The copy must start at the line that contains "Give me the matplotlib source for this chart." and finish at the line that contains "plt.rcParams['font.family'] = ['Liberation", reproducing each line exactly. Any picture in that span is omitted.
------------
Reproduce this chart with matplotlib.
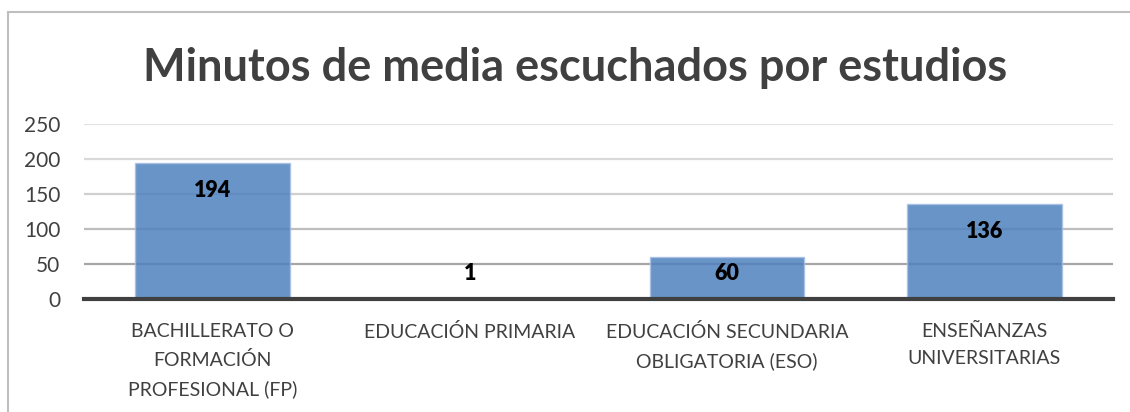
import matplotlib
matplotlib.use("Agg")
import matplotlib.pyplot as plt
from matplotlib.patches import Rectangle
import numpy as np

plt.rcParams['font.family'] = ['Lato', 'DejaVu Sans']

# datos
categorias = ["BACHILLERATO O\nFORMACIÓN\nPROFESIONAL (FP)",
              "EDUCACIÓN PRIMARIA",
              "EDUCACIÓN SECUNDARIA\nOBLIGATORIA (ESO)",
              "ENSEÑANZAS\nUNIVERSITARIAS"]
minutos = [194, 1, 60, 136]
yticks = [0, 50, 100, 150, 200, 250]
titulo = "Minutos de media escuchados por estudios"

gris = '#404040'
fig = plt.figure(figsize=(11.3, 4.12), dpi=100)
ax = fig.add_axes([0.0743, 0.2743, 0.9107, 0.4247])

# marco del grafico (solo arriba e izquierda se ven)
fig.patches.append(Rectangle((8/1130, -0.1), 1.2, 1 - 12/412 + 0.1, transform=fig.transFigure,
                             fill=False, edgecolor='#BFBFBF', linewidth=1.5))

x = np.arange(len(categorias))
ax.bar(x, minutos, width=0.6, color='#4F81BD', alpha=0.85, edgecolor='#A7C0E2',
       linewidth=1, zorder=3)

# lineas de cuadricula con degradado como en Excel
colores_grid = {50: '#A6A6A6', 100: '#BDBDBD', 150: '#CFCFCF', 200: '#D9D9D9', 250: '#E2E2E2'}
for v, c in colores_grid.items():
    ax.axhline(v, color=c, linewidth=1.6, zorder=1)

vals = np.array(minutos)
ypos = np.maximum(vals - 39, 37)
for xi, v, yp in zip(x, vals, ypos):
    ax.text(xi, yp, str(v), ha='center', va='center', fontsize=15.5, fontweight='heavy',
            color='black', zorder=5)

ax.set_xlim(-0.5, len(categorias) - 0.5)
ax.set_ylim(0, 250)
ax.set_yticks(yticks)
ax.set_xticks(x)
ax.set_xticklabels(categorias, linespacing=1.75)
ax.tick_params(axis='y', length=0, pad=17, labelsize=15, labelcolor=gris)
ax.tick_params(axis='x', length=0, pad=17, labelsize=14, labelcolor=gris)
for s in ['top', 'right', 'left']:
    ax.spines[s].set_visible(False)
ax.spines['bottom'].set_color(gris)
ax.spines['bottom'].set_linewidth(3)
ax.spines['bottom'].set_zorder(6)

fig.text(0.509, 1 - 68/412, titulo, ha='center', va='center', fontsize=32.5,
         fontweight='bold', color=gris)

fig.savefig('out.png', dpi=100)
------------
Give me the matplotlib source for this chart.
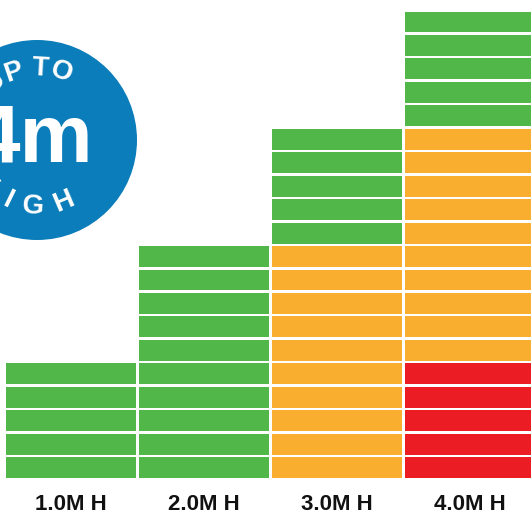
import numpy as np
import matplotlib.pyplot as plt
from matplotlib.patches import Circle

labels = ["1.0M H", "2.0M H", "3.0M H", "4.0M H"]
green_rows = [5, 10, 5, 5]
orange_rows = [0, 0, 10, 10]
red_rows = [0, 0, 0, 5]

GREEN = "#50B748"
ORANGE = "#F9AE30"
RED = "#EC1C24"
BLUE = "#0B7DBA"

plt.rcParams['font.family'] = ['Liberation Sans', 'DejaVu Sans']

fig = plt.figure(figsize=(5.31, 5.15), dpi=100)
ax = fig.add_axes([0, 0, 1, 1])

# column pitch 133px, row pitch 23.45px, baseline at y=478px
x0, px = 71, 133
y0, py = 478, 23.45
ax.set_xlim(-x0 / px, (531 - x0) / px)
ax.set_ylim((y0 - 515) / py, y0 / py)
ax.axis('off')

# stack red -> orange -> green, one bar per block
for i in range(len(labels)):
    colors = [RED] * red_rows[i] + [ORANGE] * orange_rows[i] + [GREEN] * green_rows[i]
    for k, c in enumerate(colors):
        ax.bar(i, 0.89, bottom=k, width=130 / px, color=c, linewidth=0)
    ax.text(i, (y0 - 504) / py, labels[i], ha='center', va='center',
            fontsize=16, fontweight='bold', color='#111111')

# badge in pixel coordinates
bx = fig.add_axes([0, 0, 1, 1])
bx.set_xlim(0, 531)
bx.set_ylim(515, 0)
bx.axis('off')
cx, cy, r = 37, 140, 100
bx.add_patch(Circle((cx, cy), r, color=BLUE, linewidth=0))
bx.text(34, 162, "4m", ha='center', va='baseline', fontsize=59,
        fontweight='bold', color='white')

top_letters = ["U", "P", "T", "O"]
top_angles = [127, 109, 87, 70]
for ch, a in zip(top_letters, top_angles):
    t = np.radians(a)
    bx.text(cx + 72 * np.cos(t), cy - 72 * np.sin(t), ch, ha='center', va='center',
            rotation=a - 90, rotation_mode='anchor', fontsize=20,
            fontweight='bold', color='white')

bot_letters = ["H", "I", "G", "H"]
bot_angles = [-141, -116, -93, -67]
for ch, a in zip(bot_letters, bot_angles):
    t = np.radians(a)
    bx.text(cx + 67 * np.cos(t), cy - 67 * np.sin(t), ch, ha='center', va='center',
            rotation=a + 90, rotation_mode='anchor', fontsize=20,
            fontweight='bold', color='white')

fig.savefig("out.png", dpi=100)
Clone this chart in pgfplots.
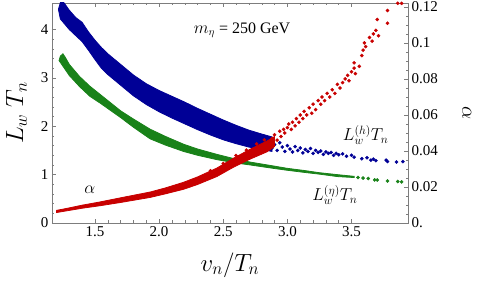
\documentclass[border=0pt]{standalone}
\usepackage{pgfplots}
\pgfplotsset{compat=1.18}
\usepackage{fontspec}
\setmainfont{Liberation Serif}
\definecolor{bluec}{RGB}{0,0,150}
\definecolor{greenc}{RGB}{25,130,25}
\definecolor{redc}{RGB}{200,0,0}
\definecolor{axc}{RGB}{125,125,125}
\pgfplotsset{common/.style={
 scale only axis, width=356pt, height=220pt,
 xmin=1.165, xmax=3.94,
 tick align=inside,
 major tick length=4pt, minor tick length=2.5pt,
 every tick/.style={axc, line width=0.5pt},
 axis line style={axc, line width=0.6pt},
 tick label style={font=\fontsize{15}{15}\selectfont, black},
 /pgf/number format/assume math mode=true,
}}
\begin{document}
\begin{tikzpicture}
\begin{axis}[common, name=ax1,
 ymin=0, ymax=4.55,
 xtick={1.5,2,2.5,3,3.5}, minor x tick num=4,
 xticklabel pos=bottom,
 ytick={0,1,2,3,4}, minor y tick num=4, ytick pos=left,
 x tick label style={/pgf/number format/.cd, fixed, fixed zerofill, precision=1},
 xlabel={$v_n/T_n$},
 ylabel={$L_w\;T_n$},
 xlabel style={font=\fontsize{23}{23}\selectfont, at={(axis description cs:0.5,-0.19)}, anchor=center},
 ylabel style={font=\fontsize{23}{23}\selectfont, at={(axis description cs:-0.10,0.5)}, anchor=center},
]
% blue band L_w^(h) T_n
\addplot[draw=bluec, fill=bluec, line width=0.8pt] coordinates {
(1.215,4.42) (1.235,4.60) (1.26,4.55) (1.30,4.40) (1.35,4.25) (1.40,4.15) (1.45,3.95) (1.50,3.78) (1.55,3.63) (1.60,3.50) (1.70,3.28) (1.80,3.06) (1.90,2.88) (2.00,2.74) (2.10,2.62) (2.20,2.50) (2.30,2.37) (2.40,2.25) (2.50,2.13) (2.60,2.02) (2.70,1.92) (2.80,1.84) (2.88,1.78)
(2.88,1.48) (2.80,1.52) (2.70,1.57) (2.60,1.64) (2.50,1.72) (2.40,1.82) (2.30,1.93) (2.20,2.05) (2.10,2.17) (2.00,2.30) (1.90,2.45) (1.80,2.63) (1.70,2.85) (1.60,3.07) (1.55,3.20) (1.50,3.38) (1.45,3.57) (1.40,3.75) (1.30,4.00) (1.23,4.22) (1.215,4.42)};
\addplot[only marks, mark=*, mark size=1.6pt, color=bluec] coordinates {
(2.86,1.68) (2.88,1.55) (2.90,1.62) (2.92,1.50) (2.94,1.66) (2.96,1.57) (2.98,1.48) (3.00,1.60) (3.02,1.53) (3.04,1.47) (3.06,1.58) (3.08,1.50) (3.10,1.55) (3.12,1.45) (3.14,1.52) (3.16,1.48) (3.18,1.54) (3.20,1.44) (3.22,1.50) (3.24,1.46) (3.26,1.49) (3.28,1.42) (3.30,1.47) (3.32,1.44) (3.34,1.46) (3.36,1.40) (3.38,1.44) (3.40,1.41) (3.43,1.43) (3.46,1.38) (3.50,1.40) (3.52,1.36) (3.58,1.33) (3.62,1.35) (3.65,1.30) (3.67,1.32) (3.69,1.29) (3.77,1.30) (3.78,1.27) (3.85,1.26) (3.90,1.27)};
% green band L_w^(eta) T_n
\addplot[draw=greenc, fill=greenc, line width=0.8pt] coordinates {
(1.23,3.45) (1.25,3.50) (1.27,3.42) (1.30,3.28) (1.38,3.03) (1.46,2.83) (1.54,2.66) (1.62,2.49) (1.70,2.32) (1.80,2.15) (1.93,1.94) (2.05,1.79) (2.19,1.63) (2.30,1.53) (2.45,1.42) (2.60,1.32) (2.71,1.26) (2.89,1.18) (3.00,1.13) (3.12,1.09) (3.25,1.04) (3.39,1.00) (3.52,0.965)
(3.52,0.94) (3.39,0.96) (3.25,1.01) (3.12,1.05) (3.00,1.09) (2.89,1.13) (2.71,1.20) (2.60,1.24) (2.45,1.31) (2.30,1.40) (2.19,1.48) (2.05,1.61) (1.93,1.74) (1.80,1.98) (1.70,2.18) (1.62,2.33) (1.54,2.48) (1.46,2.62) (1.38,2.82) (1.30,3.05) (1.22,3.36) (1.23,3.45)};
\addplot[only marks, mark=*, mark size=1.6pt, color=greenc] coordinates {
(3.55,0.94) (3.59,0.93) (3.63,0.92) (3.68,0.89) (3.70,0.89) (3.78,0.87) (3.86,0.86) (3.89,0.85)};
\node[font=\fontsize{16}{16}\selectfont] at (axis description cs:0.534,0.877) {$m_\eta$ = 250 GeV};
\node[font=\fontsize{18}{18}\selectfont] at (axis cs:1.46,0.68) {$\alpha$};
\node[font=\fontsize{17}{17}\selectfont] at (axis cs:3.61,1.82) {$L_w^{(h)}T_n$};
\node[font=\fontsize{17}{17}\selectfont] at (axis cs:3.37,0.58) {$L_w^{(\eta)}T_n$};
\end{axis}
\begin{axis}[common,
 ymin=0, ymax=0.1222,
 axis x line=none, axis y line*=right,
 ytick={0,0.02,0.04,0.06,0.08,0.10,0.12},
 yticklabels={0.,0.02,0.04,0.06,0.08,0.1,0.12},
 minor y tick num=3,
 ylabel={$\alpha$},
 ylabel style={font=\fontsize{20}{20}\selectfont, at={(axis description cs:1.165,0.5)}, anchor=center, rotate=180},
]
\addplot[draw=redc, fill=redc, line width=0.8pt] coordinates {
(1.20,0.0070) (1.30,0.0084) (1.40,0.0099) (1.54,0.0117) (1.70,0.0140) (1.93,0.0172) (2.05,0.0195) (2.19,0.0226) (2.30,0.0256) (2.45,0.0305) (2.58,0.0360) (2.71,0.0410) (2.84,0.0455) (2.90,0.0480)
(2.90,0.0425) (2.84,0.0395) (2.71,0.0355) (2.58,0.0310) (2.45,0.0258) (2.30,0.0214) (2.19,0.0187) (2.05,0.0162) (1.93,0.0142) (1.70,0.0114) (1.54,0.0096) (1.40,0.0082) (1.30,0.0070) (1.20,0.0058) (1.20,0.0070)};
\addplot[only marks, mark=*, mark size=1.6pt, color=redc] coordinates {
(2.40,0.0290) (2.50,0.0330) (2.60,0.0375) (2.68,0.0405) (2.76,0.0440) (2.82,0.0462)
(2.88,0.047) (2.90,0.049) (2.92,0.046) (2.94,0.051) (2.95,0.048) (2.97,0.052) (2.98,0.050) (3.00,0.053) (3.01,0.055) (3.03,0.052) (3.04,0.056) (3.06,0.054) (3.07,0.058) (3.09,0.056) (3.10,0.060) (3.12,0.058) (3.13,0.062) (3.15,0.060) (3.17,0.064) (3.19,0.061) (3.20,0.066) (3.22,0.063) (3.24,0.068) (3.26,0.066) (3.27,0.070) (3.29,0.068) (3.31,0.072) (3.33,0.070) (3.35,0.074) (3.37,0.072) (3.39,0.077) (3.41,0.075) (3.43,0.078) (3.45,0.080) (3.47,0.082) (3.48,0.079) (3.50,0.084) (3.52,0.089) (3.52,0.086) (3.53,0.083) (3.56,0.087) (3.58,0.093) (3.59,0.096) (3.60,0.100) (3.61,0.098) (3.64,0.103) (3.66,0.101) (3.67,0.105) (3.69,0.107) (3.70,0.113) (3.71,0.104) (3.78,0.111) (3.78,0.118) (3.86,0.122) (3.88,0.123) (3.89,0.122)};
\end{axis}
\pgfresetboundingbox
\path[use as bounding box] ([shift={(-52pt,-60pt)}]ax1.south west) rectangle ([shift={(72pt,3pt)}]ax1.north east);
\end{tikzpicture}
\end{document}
------------
[RESULT]:
Give me the matplotlib source for this chart.
import numpy as np
import matplotlib.pyplot as plt
from matplotlib.patches import Circle

labels = ["1.0M H", "2.0M H", "3.0M H", "4.0M H"]
green_rows = [5, 10, 5, 5]
orange_rows = [0, 0, 10, 10]
red_rows = [0, 0, 0, 5]

GREEN = "#50B748"
ORANGE = "#F9AE30"
RED = "#EC1C24"
BLUE = "#0B7DBA"

plt.rcParams['font.family'] = ['Liberation Sans', 'DejaVu Sans']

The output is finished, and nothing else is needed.